## What the task requires
Leaving out every picture, copy the lines of the data exactly, from the first through the line containing "0.01931, 0.01920, 0.01920, 0.01920, 0.01920, 0.01920]".

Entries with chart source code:
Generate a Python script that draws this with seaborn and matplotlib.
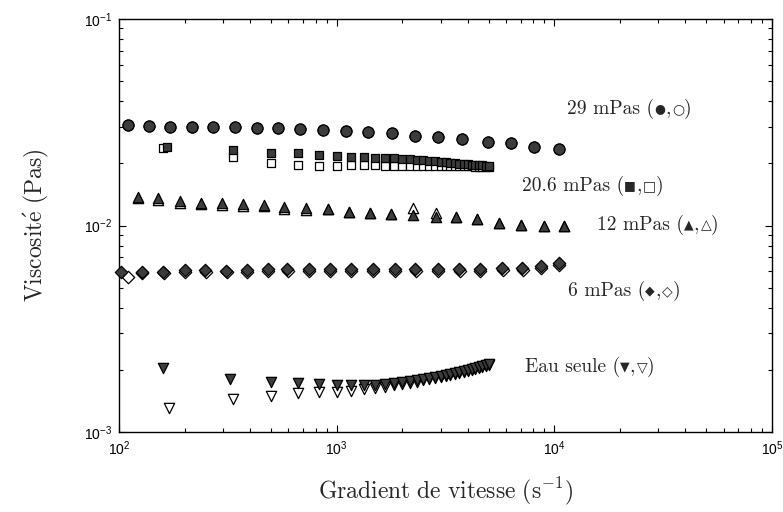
import matplotlib
matplotlib.use("Agg")
import matplotlib.pyplot as plt
import seaborn as sns
import pandas as pd
from matplotlib.ticker import LogLocator, NullFormatter

sns.set_style("ticks")
plt.rcParams["font.family"] = ["Liberation Sans", "DejaVu Sans"]
plt.rcParams["mathtext.fontset"] = "cm"

# --- 29 mPas (filled / open circles)
x_29 = [110, 137, 172, 217, 271, 342, 432, 540, 681, 869, 1109, 1400, 1803, 2301,
        2936, 3784, 4943, 6300, 8035, 10470]
mu_29_fill = [0.03066, 0.03042, 0.03009, 0.03009, 0.03009, 0.03009, 0.02975, 0.02955,
              0.02923, 0.02900, 0.02878, 0.02846, 0.02796, 0.02722, 0.02674, 0.02615,
              0.02546, 0.02501, 0.02407, 0.02339]
mu_29_open = [0.03066, 0.03042, 0.03009, 0.03009, 0.03009, 0.03009, 0.02975, 0.02955,
              0.02923, 0.02900, 0.02878, 0.02846, 0.02796, 0.02722, 0.02674, 0.02615,
              0.02546, 0.02501, 0.02407, 0.02339]

# --- 20.6 mPas (filled / open squares); squares and water share the same ramp
x_ramp_fill = [166, 333, 500, 667, 833, 1000, 1167, 1333, 1500, 1667, 1833, 2000, 2167,
               2333, 2500, 2667, 2833, 3000, 3167, 3333, 3500, 3667, 3833, 4000, 4167,
               4333, 4500, 4667, 4833, 5000]
x_sq_open = [160, 333, 500, 667, 833, 1000, 1167, 1333, 1500, 1667, 1833, 2000, 2167,
             2333, 2500, 2667, 2833, 3000, 3167, 3333, 3500, 3667, 3833, 4000, 4167,
             4333, 4500, 4667, 4833, 5000]
mu_206_fill = [0.02408, 0.02321, 0.02252, 0.02236, 0.02195, 0.02171, 0.02154, 0.02140,
               0.02130, 0.02123, 0.02111, 0.02099, 0.02088, 0.02076, 0.02065, 0.02053,
               0.02042, 0.02030, 0.02019, 0.02012, 0.02003, 0.01996, 0.01990, 0.01981,
               0.01974, 0.01968, 0.01959, 0.01953, 0.01946, 0.01937]
mu_206_open = [0.02365, 0.02140, 0.02014, 0.01963, 0.01941, 0.01941, 0.01963, 0.01963,
               0.01963, 0.01952, 0.01952, 0.01952, 0.01941, 0.01941, 0.01941, 0.01941,
               0.01941, 0.01941, 0.01941, 0.01931, 0.01931, 0.01931, 0.01931, 0.01931,
               0.01931, 0.01920, 0.01920, 0.01920, 0.01920, 0.01920]

# --- 12 mPas (filled / open up-triangles)
x_12 = [122, 151, 191, 238, 298, 372, 465, 574, 725, 916, 1143, 1429, 1786, 2254, 2851,
        3516, 4436, 5546, 6998, 8933, 11040]
mu_12_fill = [0.01379, 0.01354, 0.01314, 0.01289, 0.01281, 0.01267, 0.01257, 0.01225,
              0.01211, 0.01198, 0.01166, 0.01146, 0.01133, 0.01124, 0.01103, 0.01103,
              0.01072, 0.01025, 0.01006, 0.00995, 0.00995]
mu_12_open = [0.01356, 0.01331, 0.01292, 0.01267, 0.01259, 0.01245, 0.01236, 0.01204,
              0.01190, 0.01198, 0.01166, 0.01146, 0.01133, 0.01211, 0.01146, 0.01103,
              0.01072, 0.01025, 0.01006, 0.00995, 0.00995]

# --- 6 mPas (filled / open diamonds)
x_6_fill = [102, 127, 160, 200, 249, 311, 387, 482, 594, 743, 929, 1164, 1472, 1845,
            2301, 2924, 3664, 4539, 5768, 7129, 8670, 10520]
x_6_open = [110, 128, 161, 201, 250, 312, 388, 484, 596, 745, 931, 1167, 1476, 1850,
            2306, 2930, 3672, 4549, 5780, 7144, 8690, 10540]
mu_6_fill = [0.005975, 0.005975, 0.005975, 0.006089, 0.006089, 0.006041, 0.006089,
             0.006137, 0.006137, 0.006123, 0.006123, 0.006123, 0.006123, 0.006137,
             0.006137, 0.006157, 0.006157, 0.006157, 0.006192, 0.006192, 0.006367,
             0.006560]
mu_6_open = [0.005613, 0.005873, 0.005873, 0.005986, 0.005986, 0.005938, 0.005986,
             0.006033, 0.006033, 0.006019, 0.006019, 0.006019, 0.006019, 0.006033,
             0.006033, 0.006052, 0.006052, 0.006052, 0.006087, 0.006087, 0.006259,
             0.006448]

# --- water only (filled / open down-triangles)
x_w_fill = [160, 324, 500, 667, 833, 1000, 1167, 1333, 1500, 1667, 1833, 2000, 2167,
            2333, 2500, 2667, 2833, 3000, 3167, 3333, 3500, 3667, 3833, 4000, 4167,
            4333, 4500, 4667, 4833, 5000]
x_w_open = [170, 333, 500, 667, 833, 1000, 1167, 1333, 1500, 1667, 1833, 2000, 2167,
            2333, 2500, 2667, 2833, 3000, 3167, 3333, 3500, 3667, 3833, 4000, 4167,
            4333, 4500, 4667, 4833, 5000]
mu_w_fill = [0.002035, 0.001800, 0.001752, 0.001721, 0.001708, 0.001695, 0.001695,
             0.001689, 0.001698, 0.001708, 0.001727, 0.001746, 0.001766, 0.001786,
             0.001806, 0.001826, 0.001846, 0.001867, 0.001888, 0.001909, 0.001931,
             0.001953, 0.001974, 0.001996, 0.002019, 0.002042, 0.002065, 0.002088,
             0.002111, 0.002135]
mu_w_open = [0.001303, 0.001440, 0.001494, 0.001540, 0.001567, 0.001567, 0.001585,
             0.001610, 0.001628, 0.001657, 0.001680, 0.001708, 0.001727, 0.001756,
             0.001780, 0.001802, 0.001826, 0.001846, 0.001867, 0.001888, 0.001909,
             0.001931, 0.001953, 0.001974, 0.001996, 0.002019, 0.002042, 0.002065,
             0.002088, 0.002111]

series_names = ["29 mPas", "20.6 mPas", "12 mPas", "6 mPas", "Eau seule"]
series_symbols = [("●", "○"), ("■", "□"), ("▲", "△"), ("◆", "◇"), ("▼", "▽")]

W, H = 783, 512
fig = plt.figure(figsize=(W / 100, H / 100), dpi=100)
ax = fig.add_axes([119 / W, 1 - 432 / H, (772 - 119) / W, (432 - 19) / H])

FILL = "#3c3c3c"


def scat(x, y, marker, size, filled, zorder):
    df = pd.DataFrame({"x": x, "y": y})
    sns.scatterplot(data=df, x="x", y="y", ax=ax, marker=marker, s=size,
                    color=FILL if filled else "white", edgecolor="black",
                    linewidth=0.9, zorder=zorder, legend=False, clip_on=False)


scat(x_29, mu_29_open, "o", 62, False, 2)
scat(x_29, mu_29_fill, "o", 62, True, 3)
scat(x_sq_open, mu_206_open, "s", 30, False, 2)
scat(x_ramp_fill, mu_206_fill, "s", 30, True, 3)
scat(x_12, mu_12_open, "^", 55, False, 2)
scat(x_12, mu_12_fill, "^", 55, True, 3)
scat(x_6_open, mu_6_open, "D", 40, False, 2)
scat(x_6_fill, mu_6_fill, "D", 40, True, 3)
scat(x_w_open, mu_w_open, "v", 55, False, 2)
scat(x_w_fill, mu_w_fill, "v", 55, True, 3)

ax.set_xscale("log")
ax.set_yscale("log")
ax.set_xlim(1e2, 1e5)
ax.set_ylim(1e-3, 1e-1)
ax.xaxis.set_major_locator(LogLocator(base=10, numticks=10))
ax.yaxis.set_major_locator(LogLocator(base=10, numticks=10))
ax.xaxis.set_minor_locator(LogLocator(base=10, subs=range(2, 10), numticks=20))
ax.yaxis.set_minor_locator(LogLocator(base=10, subs=range(2, 10), numticks=20))
ax.xaxis.set_minor_formatter(NullFormatter())
ax.yaxis.set_minor_formatter(NullFormatter())

for s in ax.spines.values():
    s.set_visible(True)
    s.set_linewidth(1.0)
    s.set_color("black")
ax.tick_params(which="both", direction="in", top=True, right=True, colors="black",
               labelsize=10, width=0.8)
ax.tick_params(which="major", length=5, pad=5)
ax.tick_params(which="minor", length=3)

ax.set_xlabel(r"$\mathrm{Gradient\ de\ vitesse\ (s^{-1})}$", fontsize=17, labelpad=13)
ax.set_ylabel(r"$\mathrm{Viscosit\acute{e}\ (Pas)}$", fontsize=17, labelpad=24)

# series captions: Computer Modern letters, geometric symbols from DejaVu Sans
label_pos = [(567, 109), (522, 186), (597, 225), (568, 291), (525, 367)]
for (px, py), name, (sf, so) in zip(label_pos, series_names, series_symbols):
    t = fig.text(px / W, 1 - py / H, f"{name} (", fontsize=14, ha="left", va="center",
                 family=["cmr10", "DejaVu Sans"])
    fig.canvas.draw()
    x_cur = t.get_window_extent().x1 / W
    for piece, fam, fs in [(sf, "DejaVu Sans", 9), (",", "cmr10", 14),
                           (so, "DejaVu Sans", 10), (")", "cmr10", 14)]:
        tt = fig.text(x_cur, 1 - py / H, piece, fontsize=fs, ha="left", va="center",
                      family=[fam, "DejaVu Sans"])
        fig.canvas.draw()
        x_cur = tt.get_window_extent().x1 / W + (0.002 if piece == "," else 0)

fig.savefig("out.png", dpi=100)
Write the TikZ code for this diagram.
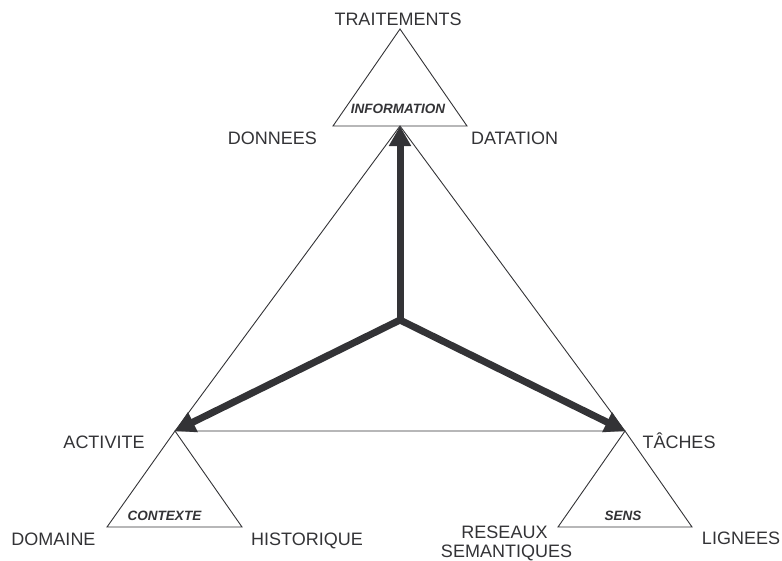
\documentclass[tikz,border=0pt]{standalone}
\usepackage{fontspec}
\setmainfont{Liberation Sans}
\usetikzlibrary{arrows.meta}
\definecolor{ink}{HTML}{333336}
\begin{document}
\begin{tikzpicture}[x=1pt,y=-1pt,
  thinline/.style={draw=ink,line width=0.9pt,line join=miter},
  bigarrow/.style={draw=ink,line width=7pt,-{Triangle[length=20pt,width=21pt]},shorten >=0pt},
  lbl/.style={inner sep=0pt,anchor=base,text=ink,font=\fontsize{18}{20}\selectfont},
  ttl/.style={inner sep=0pt,anchor=base,text=ink,font=\fontsize{13.5}{15}\selectfont\bfseries\itshape}]
\useasboundingbox (0,0) rectangle (782,560);
% main vertices
\coordinate (T) at (400,126);
\coordinate (L) at (175,431);
\coordinate (R) at (625,431);
\coordinate (C) at (400,320);
% small triangles
\coordinate (Ta) at (400,29);
\coordinate (Tl) at (333,126);
\coordinate (Tr) at (467,126);
\coordinate (Lb1) at (107,527);
\coordinate (Lb2) at (242,527);
\coordinate (Rb1) at (558,527);
\coordinate (Rb2) at (692,527);
% large triangle
\draw[thinline] (T) -- (L) -- (R) -- cycle;
% small triangles
\draw[thinline] (Ta) -- (Tl) -- (Tr) -- cycle;
\draw[thinline] (L) -- (Lb1) -- (Lb2) -- cycle;
\draw[thinline] (R) -- (Rb1) -- (Rb2) -- cycle;
% arrows
\draw[bigarrow] (C) -- (T);
\draw[bigarrow] (C) -- (L);
\draw[bigarrow] (C) -- (R);
\fill[ink] (C) circle (3.5pt);
% labels
\node[lbl] (traitements) at (398,25) {TRAITEMENTS};
\node[ttl] (information) at (398,113) {INFORMATION};
\node[lbl] (donnees) at (272.5,144) {DONNEES};
\node[lbl] (datation) at (514.5,144) {DATATION};
\node[lbl] (activite) at (104,448) {ACTIVITE};
\node[lbl] (taches) at (679,448) {TÂCHES};
\node[ttl] (contexte) at (164.5,520) {CONTEXTE};
\node[ttl] (sens) at (623,520) {SENS};
\node[lbl] (domaine) at (53.5,545) {DOMAINE};
\node[lbl] (historique) at (307,545) {HISTORIQUE};
\node[lbl] (reseaux) at (504.5,538) {RESEAUX};
\node[lbl] (semantiques) at (506.5,557) {SEMANTIQUES};
\node[lbl] (lignees) at (741,544) {LIGNEES};
\end{tikzpicture}
\end{document}
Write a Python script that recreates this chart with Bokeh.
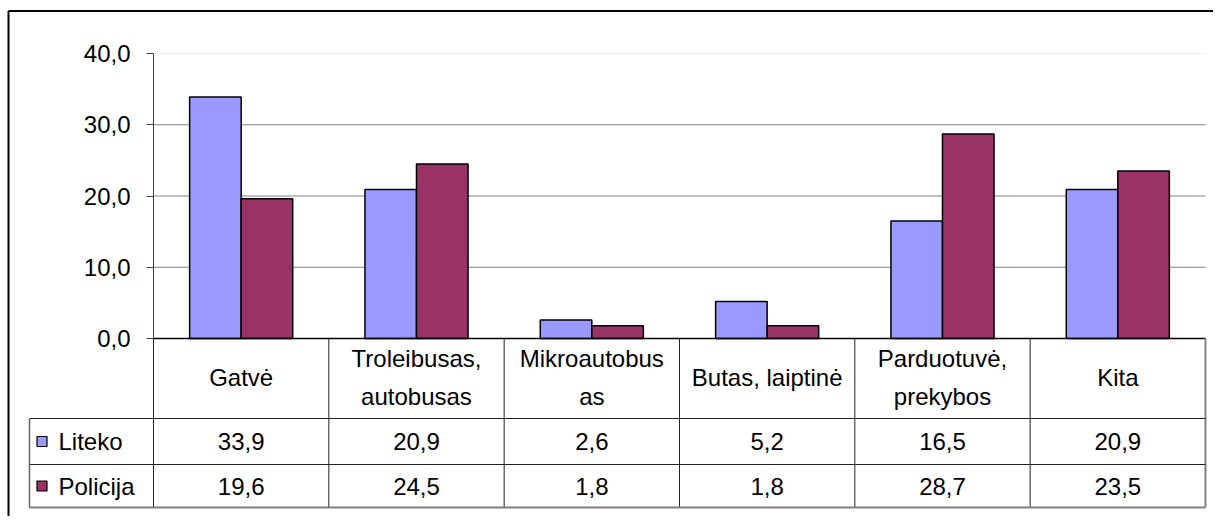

## Written solution
Generate a Python script that draws this with seaborn and matplotlib.
import matplotlib
matplotlib.use("Agg")
import matplotlib.pyplot as plt
import seaborn as sns
import pandas as pd
from matplotlib.ticker import LogLocator, NullFormatter

sns.set_style("ticks")
plt.rcParams["font.family"] = ["Liberation Sans", "DejaVu Sans"]
plt.rcParams["mathtext.fontset"] = "cm"

# --- 29 mPas (filled / open circles)
x_29 = [110, 137, 172, 217, 271, 342, 432, 540, 681, 869, 1109, 1400, 1803, 2301,
        2936, 3784, 4943, 6300, 8035, 10470]
mu_29_fill = [0.03066, 0.03042, 0.03009, 0.03009, 0.03009, 0.03009, 0.02975, 0.02955,
              0.02923, 0.02900, 0.02878, 0.02846, 0.02796, 0.02722, 0.02674, 0.02615,
              0.02546, 0.02501, 0.02407, 0.02339]
mu_29_open = [0.03066, 0.03042, 0.03009, 0.03009, 0.03009, 0.03009, 0.02975, 0.02955,
              0.02923, 0.02900, 0.02878, 0.02846, 0.02796, 0.02722, 0.02674, 0.02615,
              0.02546, 0.02501, 0.02407, 0.02339]

# --- 20.6 mPas (filled / open squares); squares and water share the same ramp
x_ramp_fill = [166, 333, 500, 667, 833, 1000, 1167, 1333, 1500, 1667, 1833, 2000, 2167,
               2333, 2500, 2667, 2833, 3000, 3167, 3333, 3500, 3667, 3833, 4000, 4167,
               4333, 4500, 4667, 4833, 5000]
x_sq_open = [160, 333, 500, 667, 833, 1000, 1167, 1333, 1500, 1667, 1833, 2000, 2167,
             2333, 2500, 2667, 2833, 3000, 3167, 3333, 3500, 3667, 3833, 4000, 4167,
             4333, 4500, 4667, 4833, 5000]
mu_206_fill = [0.02408, 0.02321, 0.02252, 0.02236, 0.02195, 0.02171, 0.02154, 0.02140,
               0.02130, 0.02123, 0.02111, 0.02099, 0.02088, 0.02076, 0.02065, 0.02053,
               0.02042, 0.02030, 0.02019, 0.02012, 0.02003, 0.01996, 0.01990, 0.01981,
               0.01974, 0.01968, 0.01959, 0.01953, 0.01946, 0.01937]
mu_206_open = [0.02365, 0.02140, 0.02014, 0.01963, 0.01941, 0.01941, 0.01963, 0.01963,
               0.01963, 0.01952, 0.01952, 0.01952, 0.01941, 0.01941, 0.01941, 0.01941,
               0.01941, 0.01941, 0.01941, 0.01931, 0.01931, 0.01931, 0.01931, 0.01931,
               0.01931, 0.01920, 0.01920, 0.01920, 0.01920, 0.01920]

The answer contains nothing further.